We will use induction on the number of variabels $n$. When $n = 1$ a non-zero polynomial in $K[x]$ of degree $m$ has at most $m$ roots. Suppose $f \in K[x]$ such that $f(\alpha) = 0$ for all $\alpha \in K$ and since $K$ is infinite $f$ must have infintely many roots and as the degree of $f$ must be finite we must conclude that $f = 0$.

Now assuming the inductive hypothesis for $n - 1$ let $f \in K[x_1,...,x_n]$ be a polynomial such that $f(\alpha) = 0$ for all $\alpha \in K^n$. By collect the various powers of $x_n$ we can write $f$ in the form of $f = \sum_{i}^{N} g_i(x_1,...,x_{n-1})x_n^i$ where $N$ is the highest power of $x_n$ that appears in $f$ and $g_i \in K[x_1,...,x_{n-1} ]$. If we show that $g_i$ is the zero polynomial in $n - 1$ variables this will force $f = 0$ in $K[x_1,...,x_n]$.

If we fix $(\alpha_1,...,\alpha_{n-1}) \in K^{n-1}$ we get a polynomial $f(\alpha_1,...,\alpha_{n-1}, x_n) \in K[x_n]$ and by our hypothesis this polynomial vanishes for all $\alpha_n \in K$. Using our above representation of $f$ we see the coefficients of $f(\alpha_1,...,\alpha_{n-1}, x_n)$ are $g_i ( x_1,...,x_{n-1} )$ and hence $g_i(\alpha_1,...,\alpha_{n-1}) = 0$ for all $i$. As $(\alpha_1,...,\alpha_{n-1}) \in K^{n-1}$ is chosen arbitraty $g_i$ is the zero function $K^{n-1} \longrightarrow K$ and so by the inductive hypothesis $g_i$ is the zero polynomial in $K[x_1,..., x_n]$.

Bringing in both of these results lets us conclude that if a polynomial zero function $K^n \longrightarrow K$ is the zero element of $K[x_1,...,x_n]$ then we must have that the field $K$ is infinite.
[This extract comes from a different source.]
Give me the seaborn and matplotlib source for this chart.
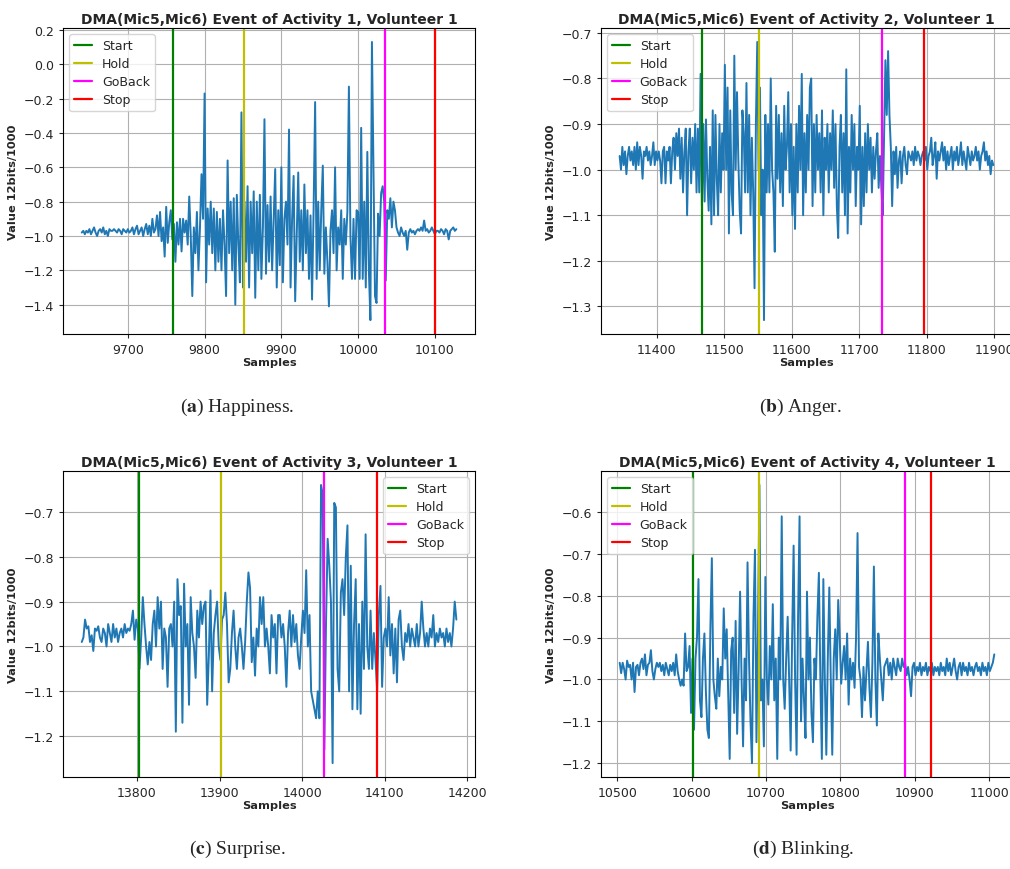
import numpy as np
import pandas as pd
import matplotlib
matplotlib.use("Agg")
import matplotlib.pyplot as plt
import seaborn as sns

# ---- data (step of 2 samples) ----
a_start = 9640
a_values = [
    -0.98, -0.97, -0.99, -0.97, -0.98, -0.96, -0.99, -0.97, -0.95, -0.98,
    -1.00, -0.97, -0.96, -0.98, -0.95, -0.99, -0.97, -1.00, -0.96, -0.97,
    -0.97, -0.96, -0.97, -0.98, -0.96, -0.97, -0.99, -0.96, -0.97, -0.98,
    -0.96, -0.98, -0.97, -0.95, -0.99, -0.96, -0.94, -0.99, -0.97, -0.95,
    -1.00, -0.96, -0.93, -0.99, -0.94, -1.00, -0.90, -0.98, -0.96, -0.88,
    -1.00, -0.86, -1.03, -0.95, -1.12, -0.83, -1.04, -0.92, -0.85, -1.02,
    -0.93, -1.15, -0.92, -1.05, -0.90, -1.09, -0.90, -0.98, -0.91, -1.05,
    -0.77, -1.00, -1.35, -0.95, -1.10, -0.86, -1.20, -0.95, -0.64, -0.90,
    -0.17, -1.27, -0.84, -1.05, -0.80, -1.10, -0.84, -1.20, -0.86, -1.15,
    -0.90, -1.20, -0.85, -1.05, -1.35, -0.56, -1.10, -0.80, -1.20, -0.78,
    -1.40, -0.76, -1.05, -1.27, -0.28, -1.30, -0.80, -1.15, -0.71, -1.30,
    -0.80, -1.10, -0.74, -1.36, -0.80, -1.20, -0.76, -1.25, -0.95, -0.32,
    -1.22, -0.82, -1.15, -0.77, -1.20, -0.90, -0.61, -1.30, -0.85, -1.17,
    -0.60, -1.27, -0.90, -0.80, -1.05, -0.38, -1.30, -0.90, -0.65, -1.38,
    -1.00, -0.63, -1.15, -0.85, -1.20, -0.70, -1.10, -0.85, -1.25, -0.88,
    -1.37, -0.85, -0.22, -1.25, -0.80, -1.20, -0.85, -0.59, -1.22, -0.95,
    -1.15, -1.41, -0.97, -0.85, -1.10, -0.60, -1.20, -0.95, -1.05, -0.85,
    -1.25, -0.90, -1.05, -0.86, -0.13, -1.00, -1.25, -0.90, -1.25, -0.85,
    -0.86, -1.25, -0.37, -1.25, -0.80, -1.30, -0.51, -1.20, -1.49, 0.13,
    -0.60, -1.35, -1.39, -0.87, -1.00, -0.75, -0.71, -0.80, -1.26, -0.85,
    -0.90, -0.78, -0.95, -0.80, -0.85, -0.95, -0.98, -1.00, -0.95, -0.98,
    -1.00, -0.97, -1.08, -0.98, -0.96, -0.98, -0.97, -0.99, -0.97, -0.96,
    -0.97, -0.95, -0.97, -0.91, -0.97, -0.96, -0.98, -0.97, -0.95, -0.97,
    -0.99, -0.97, -0.97, -0.98, -0.96, -0.97, -0.99, -0.96, -0.97, -1.02,
    -0.97, -0.96, -0.95, -0.97, -0.96,
]

b_start = 11345
b_values = [
    -0.97, -1.00, -0.95, -0.99, -0.96, -1.01, -0.97, -0.95, -0.98, -0.96,
    -0.99, -0.95, -1.00, -0.94, -0.99, -0.95, -0.97, -1.02, -0.96, -0.97,
    -0.95, -0.98, -0.96, -0.99, -0.97, -0.94, -0.99, -0.96, -0.98, -0.96,
    -0.98, -1.03, -0.96, -0.95, -1.03, -0.96, -0.98, -0.95, -1.03, -0.96,
    -0.93, -1.00, -0.92, -0.97, -0.91, -1.02, -0.93, -1.05, -0.96, -0.91,
    -1.10, -0.96, -0.91, -1.03, -0.93, -1.00, -0.90, -1.05, -0.91, -1.05,
    -0.79, -1.08, -0.90, -1.07, -0.89, -1.02, -1.09, -0.95, -1.12, -0.87,
    -1.10, -0.88, -1.02, -1.10, -0.90, -1.05, -0.92, -1.00, -0.77, -1.00,
    -0.82, -1.14, -0.87, -1.05, -1.10, -0.75, -1.00, -0.83, -0.98, -1.09,
    -1.14, -0.87, -0.92, -1.05, -0.81, -1.05, -0.88, -1.10, -0.93, -1.05,
    -1.26, -0.90, -0.72, -1.00, -0.82, -1.10, -1.00, -1.33, -0.88, -1.05,
    -0.90, -1.05, -0.80, -1.00, -1.05, -1.18, -0.86, -1.02, -0.88, -1.05,
    -0.92, -1.08, -0.86, -1.00, -0.95, -0.83, -1.05, -0.90, -1.10, -0.95,
    -1.13, -0.90, -1.05, -0.86, -1.00, -0.79, -1.10, -0.92, -1.05, -0.88,
    -1.00, -0.82, -0.80, -1.08, -0.90, -1.05, -0.88, -1.00, -0.92, -1.05,
    -0.87, -1.10, -0.93, -1.00, -0.90, -1.05, -0.92, -1.00, -0.87, -1.04,
    -0.90, -1.08, -1.15, -0.95, -0.88, -1.05, -0.92, -1.10, -0.78, -1.14,
    -0.95, -1.05, -0.88, -1.00, -0.90, -1.08, -0.95, -1.00, -0.86, -1.12,
    -0.95, -1.08, -0.92, -1.05, -0.90, -1.00, -0.93, -1.05, -0.95, -1.02,
    -0.96, -0.92, -1.04, -0.97, -1.04, -1.10, -0.93, -0.76, -0.88, -0.74,
    -0.88, -0.95, -1.08, -0.96, -1.01, -0.95, -1.04, -0.98, -0.96, -1.03,
    -0.97, -0.95, -0.99, -1.01, -0.96, -0.97, -0.98, -0.96, -0.99, -0.95,
    -0.98, -0.96, -0.97, -0.99, -0.97, -0.96, -0.98, -0.95, -1.00, -0.97,
    -0.96, -0.93, -0.99, -0.97, -0.94, -1.02, -0.96, -0.98, -0.96, -0.94,
    -0.98, -0.95, -1.00, -0.96, -0.99, -0.97, -0.95, -1.00, -0.96, -0.98,
    -0.95, -0.99, -0.97, -0.94, -0.99, -0.96, -0.98, -1.00, -0.95, -0.97,
    -0.99, -0.96, -0.98, -0.97, -0.95, -0.98, -0.96, -1.00, -0.97, -0.96,
    -0.94, -0.98, -0.96, -0.99, -0.97, -1.01, -0.98, -0.99,
]

c_start = 13733
c_values = [
    -0.99, -0.98, -0.94, -0.96, -0.955, -0.99, -0.975, -1.01, -0.96, -0.965,
    -0.955, -0.98, -0.99, -0.96, -0.97, -1.00, -0.95, -0.97, -0.99, -0.95,
    -0.98, -0.96, -0.99, -0.97, -0.96, -0.98, -0.95, -0.97, -0.96, -0.965,
    -0.95, -0.92, -0.985, -0.94, -0.96, -1.05, -0.98, -0.89, -0.95, -1.00,
    -1.04, -0.99, -1.03, -0.95, -0.92, -1.00, -0.89, -0.96, -0.90, -1.05,
    -0.96, -0.98, -1.09, -0.96, -0.95, -1.00, -0.90, -1.19, -0.85, -0.93,
    -0.91, -1.17, -0.86, -1.00, -0.95, -1.13, -0.89, -0.97, -1.00, -1.07,
    -0.92, -0.98, -0.90, -0.95, -0.91, -0.90, -1.13, -1.02, -0.875, -1.10,
    -0.97, -0.93, -0.90, -1.00, -1.03, -0.94, -0.93, -0.88, -0.95, -1.08,
    -1.05, -0.97, -0.92, -1.00, -1.05, -0.98, -0.96, -1.00, -1.05, -0.99,
    -0.90, -0.835, -0.87, -1.035, -0.98, -1.065, -0.96, -1.00, -0.89, -0.95,
    -0.89, -1.00, -0.96, -1.00, -1.06, -0.93, -0.98, -0.95, -1.06, -0.93,
    -0.93, -0.98, -0.95, -1.00, -1.09, -0.97, -0.92, -1.00, -0.93, -0.99,
    -0.95, -1.02, -1.05, -0.98, -0.92, -0.97, -0.83, -1.00, -0.93, -1.10,
    -1.12, -1.14, -1.16, -1.10, -1.16, -0.64, -0.66, -1.23, -0.95, -0.76,
    -0.82, -0.90, -1.26, -0.68, -0.69, -1.05, -1.10, -0.88, -0.85, -0.93,
    -0.80, -0.73, -1.10, -0.82, -1.14, -0.95, -0.85, -1.14, -0.95, -1.15,
    -0.90, -1.05, -0.75, -1.00, -1.05, -0.92, -1.05, -0.97, -1.03, -1.10,
    -0.93, -0.865, -1.09, -0.98, -0.96, -1.00, -0.89, -1.02, -0.95, -1.06,
    -0.96, -1.08, -0.94, -0.92, -1.00, -1.03, -0.97, -0.99, -0.95, -1.00,
    -0.96, -0.98, -1.00, -0.95, -1.00, -0.97, -0.90, -0.96, -1.00, -0.97,
    -1.00, -0.96, -0.98, -0.93, -1.00, -0.97, -0.99, -0.96, -0.98, -0.97,
    -1.00, -0.96, -0.99, -0.97, -1.00, -0.96, -0.90, -0.94,
]

d_start = 10503
d_values = [
    -0.96, -0.985, -0.96, -0.975, -1.00, -0.955, -0.97, -0.965, -1.00, -0.96,
    -1.03, -0.97, -0.965, -0.99, -0.96, -0.95, -0.975, -0.94, -0.99, -0.965,
    -0.96, -0.93, -0.98, -1.00, -0.975, -0.96, -0.97, -0.96, -0.98, -0.965,
    -0.99, -0.96, -0.975, -0.99, -0.965, -0.98, -0.96, -0.99, -0.94, -0.98,
    -1.00, -1.015, -1.00, -1.015, -0.89, -0.98, -0.97, -0.92, -1.08, -0.95,
    -1.12, -0.95, -0.90, -0.76, -1.05, -1.09, -0.95, -0.89, -1.03, -1.12,
    -1.14, -0.88, -0.71, -1.00, -1.04, -1.07, -0.95, -1.04, -0.97, -1.00,
    -0.83, -0.95, -0.88, -1.03, -1.19, -0.93, -0.90, -1.08, -0.86, -1.13,
    -0.98, -0.79, -1.00, -1.16, -0.95, -1.05, -0.72, -0.95, -1.10, -1.20,
    -0.85, -0.69, -1.15, -0.90, -0.535, -1.05, -1.00, -1.16, -0.755, -1.00,
    -1.06, -0.92, -1.00, -0.82, -1.05, -0.95, -1.19, -0.90, -1.00, -0.61,
    -1.00, -1.07, -0.95, -0.85, -1.00, -1.17, -0.90, -0.68, -1.00, -1.18,
    -0.85, -0.61, -1.10, -0.95, -1.05, -1.14, -0.79, -1.00, -0.90, -1.08,
    -1.15, -0.95, -1.00, -0.85, -0.745, -1.00, -1.19, -0.76, -1.00, -1.18,
    -0.95, -0.78, -1.00, -1.18, -0.95, -0.88, -1.00, -0.81, -0.90, -1.01,
    -0.96, -0.92, -1.00, -0.89, -1.06, -0.95, -1.00, -0.96, -1.02, -0.90,
    -0.65, -0.97, -1.00, -1.09, -0.97, -1.05, -0.98, -0.91, -1.02, -1.09,
    -0.96, -0.73, -1.00, -1.11, -0.89, -0.95, -1.00, -1.05, -0.97, -0.96,
    -0.95, -0.99, -0.96, -1.00, -0.95, -0.97, -0.99, -0.95, -0.97, -0.98,
    -0.95, -0.97, -0.96, -0.99, -0.97, -1.00, -1.04, -0.97, -0.96, -0.99,
    -0.97, -0.98, -0.96, -0.99, -0.97, -0.98, -0.96, -0.99, -0.97, -0.98,
    -0.96, -0.99, -0.97, -0.98, -0.97, -0.99, -0.96, -0.98, -0.97, -0.99,
    -0.95, -0.98, -0.96, -0.99, -0.97, -0.95, -0.98, -1.00, -0.97, -0.96,
    -0.99, -0.96, -0.98, -0.97, -0.99, -0.96, -0.98, -0.97, -0.99, -0.97,
    -0.96, -0.98, -0.97, -0.99, -0.96, -0.98, -0.97, -0.99, -0.96, -0.98,
    -0.97, -0.96, -0.94,
]

# event markers (sample index) per activity: Start, Hold, GoBack, Stop
event_names = ["Start", "Hold", "GoBack", "Stop"]
event_colors = ["g", "y", "magenta", "r"]
a_events = [9759, 9851, 10035, 10100]
b_events = [11467, 11552, 11734, 11796]
c_events = [13802, 13902, 14026, 14091]
d_events = [10602, 10690, 10887, 10922]

captions = [("a", "Happiness."), ("b", "Anger."), ("c", "Surprise."), ("d", "Blinking.")]


def make_frame(start, values):
    samples = start + 2 * np.arange(len(values))
    return pd.DataFrame({"Samples": samples, "Value": values})


sns.set_style("ticks", {"axes.grid": True, "grid.color": "#b0b0b0",
                        "axes.edgecolor": "black", "xtick.direction": "out",
                        "ytick.direction": "out"})
plt.rcParams["font.family"] = ["DejaVu Sans"]
plt.rcParams["font.size"] = 9
plt.rcParams["axes.unicode_minus"] = True

fig = plt.figure(figsize=(10.1, 8.7), dpi=100)

panels = [
    (a_start, a_values, a_events, 1, [0.0624, 0.6149, 0.408, 0.3517], "upper left"),
    (b_start, b_values, b_events, 2, [0.5950, 0.6149, 0.407, 0.3517], "upper left"),
    (c_start, c_values, c_events, 3, [0.0624, 0.1057, 0.408, 0.3517], "upper right"),
    (d_start, d_values, d_events, 4, [0.5950, 0.1057, 0.408, 0.3517], "upper left"),
]

for start, values, events, act, rect, loc in panels:
    ax = fig.add_axes(rect)
    df = make_frame(start, values)
    sns.lineplot(data=df, x="Samples", y="Value", ax=ax, color="#1f77b4",
                 linewidth=1.4)
    for name, col, ev in zip(event_names, event_colors, events):
        ax.axvline(ev, color=col, linewidth=1.6, label=name)
    ax.set_title(f"DMA(Mic5,Mic6) Event of Activity {act}, Volunteer 1",
                 fontsize=10, fontweight="bold", pad=4)
    ax.set_xlabel("Samples", fontsize=8.2, fontweight="bold", labelpad=1)
    ax.set_ylabel("Value 12bits/1000", fontsize=8.2, fontweight="bold")
    ax.tick_params(labelsize=9, length=3, width=0.8)
    ax.grid(True, color="#b0b0b0", linewidth=0.8)
    for sp in ax.spines.values():
        sp.set_linewidth(0.8)
    ax.legend(loc=loc, fontsize=9, framealpha=0.8, handlelength=1.4,
              handletextpad=0.8, borderpad=0.4, labelspacing=0.4)

# sub-figure captions, letter in bold
cap_pos = [(0.235, 0.527), (0.793, 0.527), (0.235, 0.019), (0.795, 0.019)]
for (letter, word), (cx, cy) in zip(captions, cap_pos):
    fig.text(cx, cy, "(" + r"$\bf{" + letter + "}$" + f") {word}", ha="center",
             va="baseline", fontsize=14, family="Liberation Serif",
             math_fontfamily="stix")

fig.savefig("out.png", dpi=100)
I find this quite a remarkable result in the fact that knowledge about a zero function gives you an indication on the cardinality of $K$.

The theorem we have just proved also lets us conclude that when $K$ is infinite polynomials are unique functions or more precisely for $f ,g \in K[x_1,...,x_n]$ $f = g$ in $K[x_1,...,x_n]$ if and only if $f: K^n \longrightarrow K$ and $g : K^n \longrightarrow K$ are the same functions. I leave the proof of this for the reader and as a hint consider the polynomial $f - g$.